3 Responses to “Google Reader: not for news junkies?”

  1. drew says:

    I use Google Reader and while it’s the best of it’s kind, it’s still crap especially if your feed reading is high volume. The latency of being a web app is nearly unbearable for me. Items only stay unread for 30 days which sort of makes them unexpectedly disappear. Of course they don’t tell you this. It’s a rude shock when you are saving a bunch of items (”I’ll get to these later”) and then suddenly they are all ‘gone’. Filtering is non-existent (e.g. View all starred items from this feed). Viewing items in reverse chronolgical order doesn’t work very well when you switch to ‘all items’ view. There should be a ‘Recently viewed’ folder. Often I view an item and then want to go back to it but can’t remember which feed it was in.

    Oh, and no search. From a company whose business is search.

    Of course the real solution to the synchronization problem is to have local ‘native’ apps that simply synchronize to some server on the network through an API. It should behave like IMAP behaves. In fact, that’s the way nearly every ‘web’ app should work. No problem to access it through your browser or through a ‘real’, responsive application on your desktop.

  2. dsandler says:

    @drew: I’m generally in agreement with you about local apps that sync. But there are two things that stand in the way:

    1. Sync is pretty hard. I’ve tried using Mail.app + IMAP as my go-anywhere email solution, and the results are usually OK, but sometimes totally disastrous.
    2. I can’t always install a native app. Being able to get my email on some random Windows machine is a huge win.

    Many people I know claim to cover this gap by using the Gmail web interface only in such “hostile territory” and using Thunderbird or Mail.app at home, but to do this means totally foregoing Gmail tags and archival. (I don’t think I could ever go back to the 5000-message Inbox.)

  3. drew says:

    I disagree that sync is hard, at least until you have to handle conflicting updates. IMAP may not be a model to work from but it does capture the idea that your data should stay on a network accessible server while ‘local’ apps interface to it (Although I’m still surprised you have had problems, especially ‘disastrous’ ones. IMAP has always been good to me.)

    The last sentence in my previous post made it clear that I wasn’t trying to prohibit in-browser ‘apps’, the two are not mutually exclusive; they can co-exist. My e-mail account can be accessed through webmail or IMAP. People should use what they like and undoubtedly there are some cases where in-browser is useful.
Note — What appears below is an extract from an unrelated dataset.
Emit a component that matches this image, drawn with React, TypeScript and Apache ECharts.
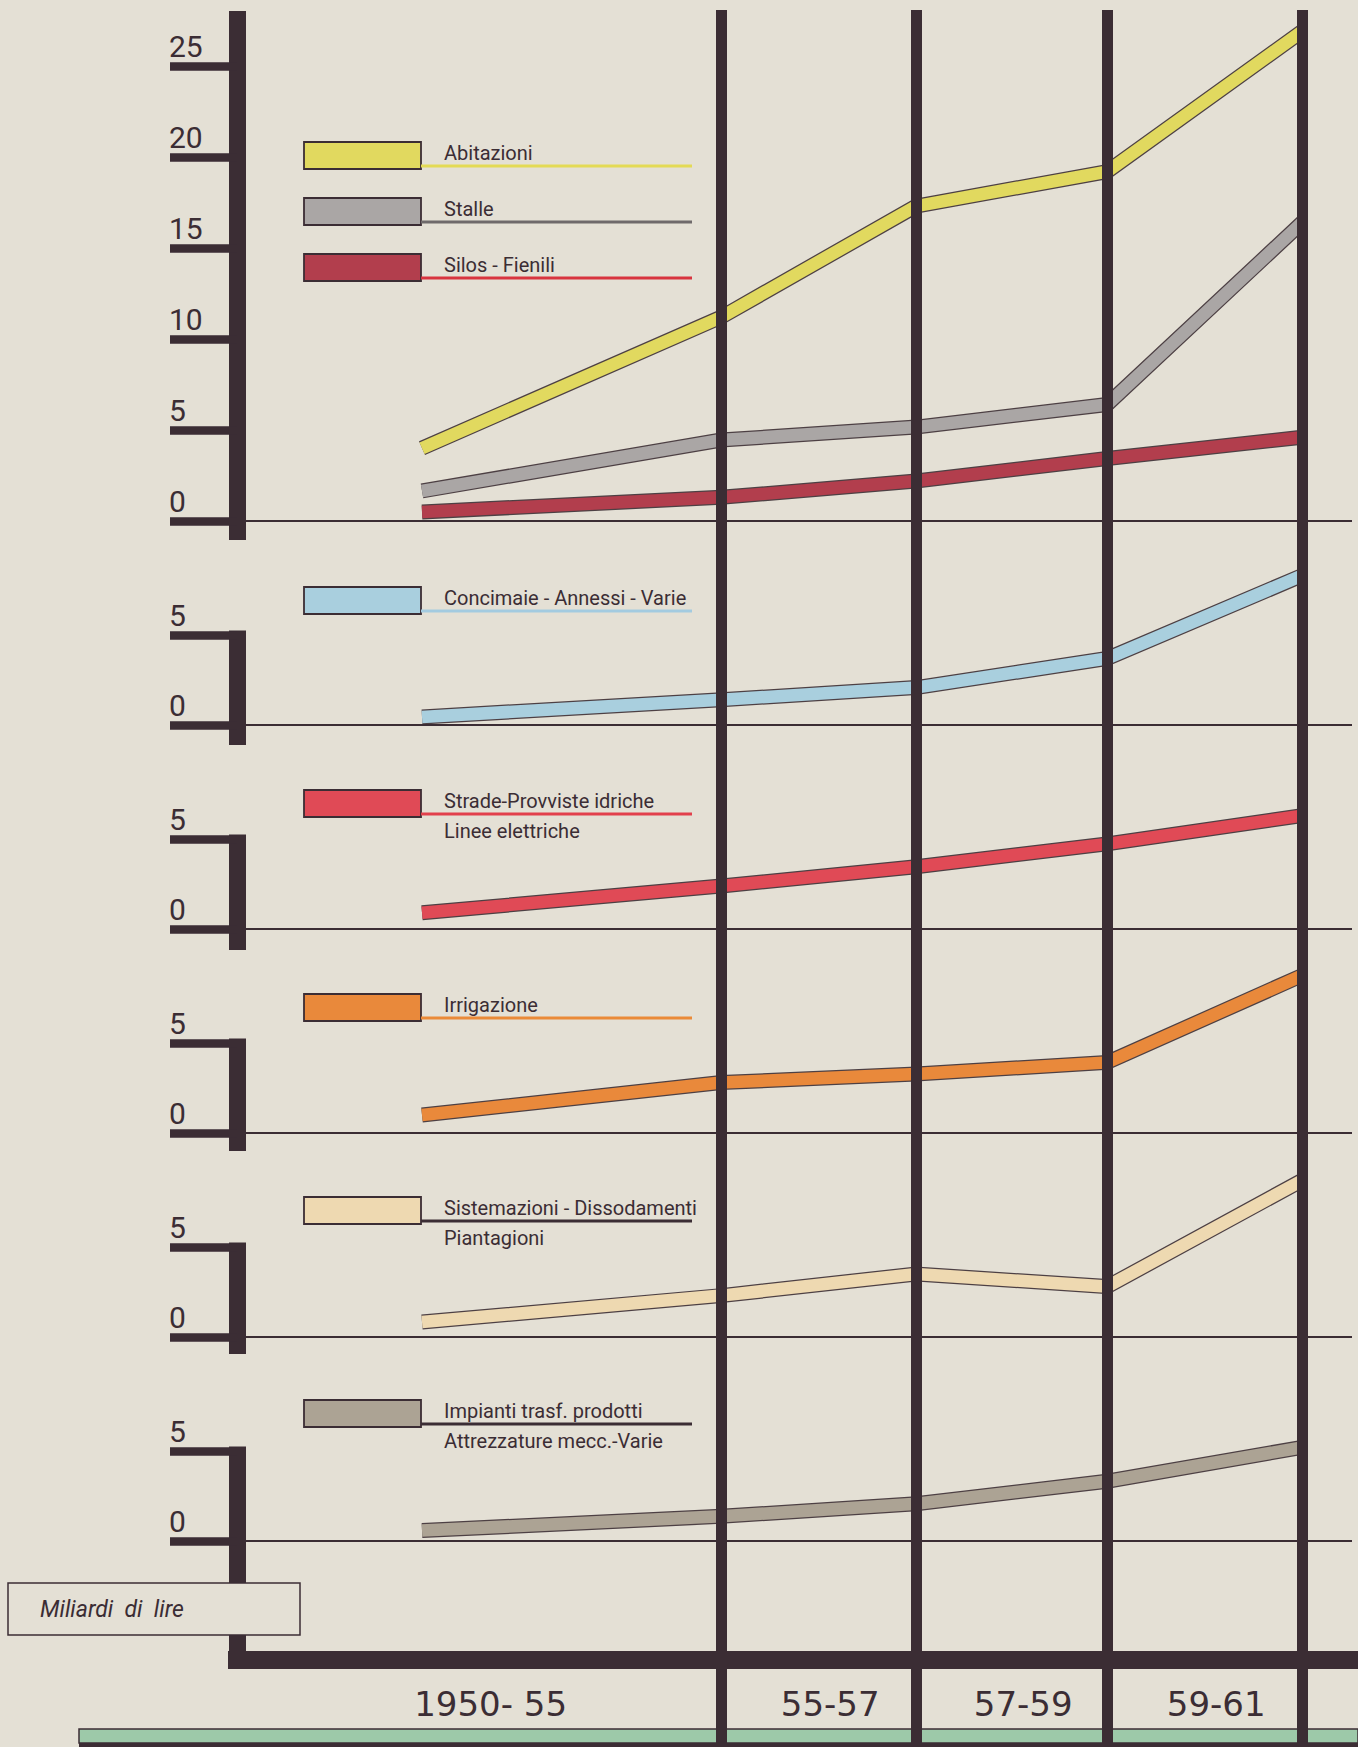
import React, { useEffect, useRef } from "react";
import * as echarts from "echarts";

// ---- data ----
const pointLabels = ["1950", "1955", "1957", "1959", "1961"];
const periodLabels = ["1950- 55", "55-57", "57-59", "59-61"];
const abitazioni = [4.0, 11.2, 17.3, 19.2, 26.9];
const stalle = [1.65, 4.45, 5.16, 6.4, 16.4];
const silosFienili = [0.5, 1.3, 2.2, 3.43, 4.6];
const concimaie = [0.45, 1.4, 2.08, 3.7, 8.3];
const strade = [0.9, 2.39, 3.46, 4.73, 6.3];
const irrigazione = [1.0, 2.8, 3.28, 3.92, 8.75];
const sistemazioni = [0.83, 2.3, 3.5, 2.8, 8.7];
const impianti = [0.58, 1.37, 2.07, 3.32, 5.2];
const topTicks = [0, 5, 10, 15, 20, 25];
const smallTicks = [0, 5];

// ---- layout / style ----
const W = 1358;
const H = 1747;
const AXIS_X = 237;
const RIGHT_X = 1352;
const X0 = 422; // pixel of scale position 0
const XU = 193; // pixels per scale unit
const periodPos = [0, 1.55, 2.56, 3.55, 4.56]; // scale positions of the five dates
const XMIN = (AXIS_X - X0) / XU;
const XMAX = (RIGHT_X - X0) / XU;
const LABEL_SHIFT = 0.06;

const DARK = "#3b2d34";
const BG = "#e4e0d5";
const OUTLINE = "#4d4044";
const FONT = "Roboto, 'DejaVu Sans', sans-serif";
const WIDE_FONT = "'DejaVu Sans', Roboto, sans-serif";

const panels = [
  { zero: 521, k: 18.2, top: 11, bottom: 540, ticks: topTicks },
  { zero: 725, k: 18, top: 630.5, bottom: 745, ticks: smallTicks },
  { zero: 929, k: 18, top: 834.5, bottom: 950, ticks: smallTicks },
  { zero: 1133, k: 18, top: 1038.5, bottom: 1151, ticks: smallTicks },
  { zero: 1337, k: 18, top: 1242.5, bottom: 1354, ticks: smallTicks },
  { zero: 1541, k: 18, top: 1446.5, bottom: 1660, ticks: smallTicks },
];

const items = [
  { data: abitazioni, color: "#e1d95f", ul: "#e3da55", panel: 0, boxTop: 142, lines: ["Abitazioni"] },
  { data: stalle, color: "#aaa6a5", ul: "#6f6a6b", panel: 0, boxTop: 198, lines: ["Stalle"] },
  { data: silosFienili, color: "#b23e4d", ul: "#d8343f", panel: 0, boxTop: 254, lines: ["Silos - Fienili"] },
  { data: concimaie, color: "#a9cfde", ul: "#a3cbe0", panel: 1, boxTop: 587, lines: ["Concimaie - Annessi - Varie"] },
  { data: strade, color: "#e04a56", ul: "#e2404c", panel: 2, boxTop: 790, lines: ["Strade-Provviste idriche", "Linee elettriche"] },
  { data: irrigazione, color: "#e9893b", ul: "#ea8a38", panel: 3, boxTop: 994, lines: ["Irrigazione"] },
  { data: sistemazioni, color: "#eed9b1", ul: DARK, panel: 4, boxTop: 1197, lines: ["Sistemazioni - Dissodamenti", "Piantagioni"] },
  { data: impianti, color: "#aca394", ul: DARK, panel: 5, boxTop: 1400, lines: ["Impianti trasf. prodotti", "Attrezzature mecc.-Varie"] },
];

const BOX_X = 304;
const BOX_W = 117;
const BOX_H = 27;
const TEXT_X = 444;
const UL_END = 692;

function buildOption() {
  const grids: any[] = [];
  const xAxes: any[] = [];
  const yAxes: any[] = [];
  const series: any[] = [];

  const bounds = [XMIN, ...periodPos.slice(1)];
  const labelPos = periodLabels.map((_, i) => (bounds[i] + bounds[i + 1]) / 2 + LABEL_SHIFT);

  panels.forEach((p, i) => {
    grids.push({ left: AXIS_X, top: p.top, width: RIGHT_X - AXIS_X, height: p.bottom - p.top });
    const isLast = i === panels.length - 1;
    xAxes.push({
      type: "value",
      gridIndex: i,
      min: XMIN,
      max: XMAX,
      show: isLast,
      position: "bottom",
      axisLine: { show: isLast, onZero: false, lineStyle: { color: DARK, width: 18, cap: "square" } },
      axisTick: { show: false },
      splitLine: { show: false },
      axisLabel: {
        show: isLast,
        customValues: labelPos,
        formatter: (v: number) => {
          const idx = labelPos.findIndex((q) => Math.abs(q - v) < 1e-6);
          return idx >= 0 ? periodLabels[idx] : "";
        },
        margin: 44,
        verticalAlign: "middle",
        fontSize: 34,
        fontFamily: WIDE_FONT,
        color: DARK,
      },
    });
    yAxes.push({
      type: "value",
      gridIndex: i,
      min: (p.zero - p.bottom) / p.k,
      max: (p.zero - p.top) / p.k,
      axisLine: { show: true, onZero: false, lineStyle: { color: DARK, width: 17, cap: "butt" } },
      axisTick: { show: true, inside: false, length: 67, customValues: p.ticks, lineStyle: { color: DARK, width: 8.5, cap: "butt" } },
      axisLabel: {
        show: true,
        customValues: p.ticks,
        align: "left",
        margin: 68,
        verticalAlign: "bottom",
        lineHeight: 30,
        padding: [0, 0, 5, 0],
        fontSize: 30,
        fontFamily: FONT,
        color: DARK,
      },
      splitLine: { show: false },
    });
    // zero baseline
    series.push({
      type: "line",
      name: "baseline" + i,
      xAxisIndex: i,
      yAxisIndex: i,
      data: [],
      silent: true,
      z: 2,
      markLine: {
        silent: true,
        symbol: ["none", "none"],
        label: { show: false },
        lineStyle: { color: DARK, width: 1.8, type: "solid" },
        data: [{ yAxis: 0 }],
      },
    });
  });

  items.forEach((it) => {
    const pts = periodPos.map((x, j) => [x, it.data[j]]);
    series.push({
      type: "line",
      name: it.lines.join(" ") + " (bordo)",
      xAxisIndex: it.panel,
      yAxisIndex: it.panel,
      data: pts,
      symbol: "none",
      clip: false,
      silent: true,
      z: 3,
      lineStyle: { color: OUTLINE, width: 15, join: "miter", cap: "butt" },
    });
    series.push({
      type: "line",
      name: it.lines.join(" "),
      xAxisIndex: it.panel,
      yAxisIndex: it.panel,
      data: pts,
      symbol: "none",
      clip: false,
      silent: true,
      z: 4,
      lineStyle: { color: it.color, width: 12.5, join: "miter", cap: "butt" },
    });
  });

  // overlay grid for the vertical period bars
  const ov = panels.length;
  grids.push({ left: AXIS_X, top: 10, width: RIGHT_X - AXIS_X, height: H - 10 });
  xAxes.push({ type: "value", gridIndex: ov, min: XMIN, max: XMAX, show: false });
  yAxes.push({ type: "value", gridIndex: ov, min: 0, max: 1, show: false });
  series.push({
    type: "line",
    name: "periodi",
    xAxisIndex: ov,
    yAxisIndex: ov,
    data: [],
    silent: true,
    z: 10,
    markLine: {
      silent: true,
      symbol: ["none", "none"],
      label: { show: false },
      lineStyle: { color: DARK, width: 11, type: "solid", cap: "butt" },
      data: periodPos.slice(1).map((x) => ({ xAxis: x })),
    },
  });

  const graphics: any[] = [];
  items.forEach((it) => {
    const uy = it.boxTop + 24;
    graphics.push({
      type: "rect",
      z: 5,
      shape: { x: BOX_X, y: it.boxTop, width: BOX_W, height: BOX_H },
      style: { fill: it.color, stroke: DARK, lineWidth: 1.8 },
    });
    graphics.push({
      type: "line",
      z: 5,
      shape: { x1: BOX_X + BOX_W, y1: uy, x2: UL_END, y2: uy },
      style: { stroke: it.ul, lineWidth: 3 },
    });
    graphics.push({
      type: "text",
      z: 5,
      x: TEXT_X,
      y: uy - 3,
      style: { text: it.lines[0], fill: DARK, font: `20px ${FONT}`, verticalAlign: "bottom", align: "left" },
    });
    if (it.lines[1]) {
      graphics.push({
        type: "text",
        z: 5,
        x: TEXT_X,
        y: uy + 7,
        style: { text: it.lines[1], fill: DARK, font: `20px ${FONT}`, verticalAlign: "top", align: "left" },
      });
    }
  });
  // unit box
  graphics.push({
    type: "rect",
    z: 50,
    shape: { x: 8, y: 1583, width: 292, height: 52 },
    style: { fill: BG, stroke: DARK, lineWidth: 1.5 },
  });
  graphics.push({
    type: "text",
    z: 51,
    x: 40,
    y: 1609,
    style: { text: "Miliardi  di  lire", fill: DARK, font: `italic 23px ${FONT}`, verticalAlign: "middle", align: "left" },
  });
  // green band at the bottom
  graphics.push({
    type: "rect",
    z: 1,
    shape: { x: 79, y: 1729, width: W - 79, height: 14 },
    style: { fill: "#9dc9a9", stroke: DARK, lineWidth: 1.5 },
  });
  graphics.push({
    type: "rect",
    z: 1,
    shape: { x: 79, y: 1743, width: W - 79, height: 4 },
    style: { fill: DARK },
  });

  return {
    animation: false,
    backgroundColor: BG,
    grid: grids,
    xAxis: xAxes,
    yAxis: yAxes,
    series,
    graphic: graphics,
  };
}

export default function App() {
  const ref = useRef<HTMLDivElement>(null);
  useEffect(() => {
    if (!ref.current) return;
    const chart = echarts.init(ref.current, undefined, { renderer: "svg", width: W, height: H });
    chart.setOption(buildOption() as any);
    return () => chart.dispose();
  }, []);
  return (
    <div
      ref={ref}
      data-points={pointLabels.join(",")}
      style={{ position: "absolute", left: 0, top: 0, width: W, height: H, background: BG }}
    />
  );
}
But native apps, as a rule, are far more responsive, more efficient, have more functionality and are easier to write. There is a reason your desktop apps aren’t written in javascript and HTML.

    Steve Jobs thinks so too. At the D5 conference he outlined how things should work. You have your native app and that connects to resources or services that exist on the Internet. That’s how Google maps works on the IPhone. Having that functionality in the browser is clearly suboptimal. (He let 3rd party developers down regarding this vision when he withheld an SDK, but that was for strategic, non-technical reasons [which I don’t agree with in any case]).